HARTFORD, Conn. - Immigrants' rights advocates are praising Connecticut Attorney General William Tong's efforts to stop courthouse immigration arrests in the state.

This week, Tong joined a group of 14 state attorneys general filing amicus briefs supporting a Washington state lawsuit against Immigration and Customs Enforcement arrests in and around state courthouses.

An estimated 120,000 undocumented immigrants live in the Nutmeg State. According to Megan Fountain - a volunteer with Unidad Latina en Accion - many who are witnesses to, or victims of, crimes, or have simple civil matters have good reason to fear that going to court may put them in jeopardy of arrest by plainclothes ICE agents.

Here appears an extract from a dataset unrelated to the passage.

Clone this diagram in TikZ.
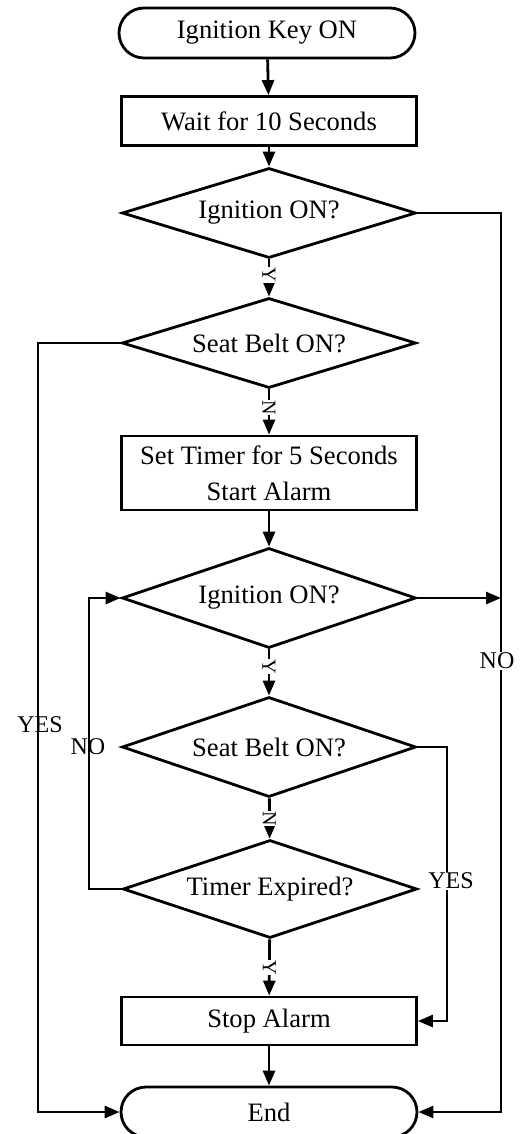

"ICE agents have been stalking the courthouses," says Fountain. "They have racially profiled people, and this is absolutely interrupting the judicial process in Connecticut."

ICE has defended the courthouse arrests, saying federal immigration law gives them exclusive authority to make those arrests, regardless of location.

But Fountain says ICE arrests in courthouses often subject immigrants to prolonged and unnecessary detention. She points to the case of Mario Aguilar, a high school student who was arrested when he went to court to answer a misdemeanor charge in a traffic accident.

"After 100 days in immigration detention, an immigration judge ruled that he was eligible for asylum and they released him," says Fountain.

She adds that lawful residents and even U.S. citizens have been threatened with arrest because ICE agents thought they looked like undocumented immigrants.

Lawsuits challenging courthouse immigration arrests also have been filed in Massachusetts and New York. Fountain says immigrants can turn to organizations that help by accompanying them when they need to go to court.

"We help them navigate the court system," says Fountain. "We want people to have access to the public defenders. We want people to use the court as a resource."

Attorney General Tong says the courthouse arrests frighten people even if they aren't immigrants and create chaos in courthouses. The case was filed in the U.S. District Court in Western Washington.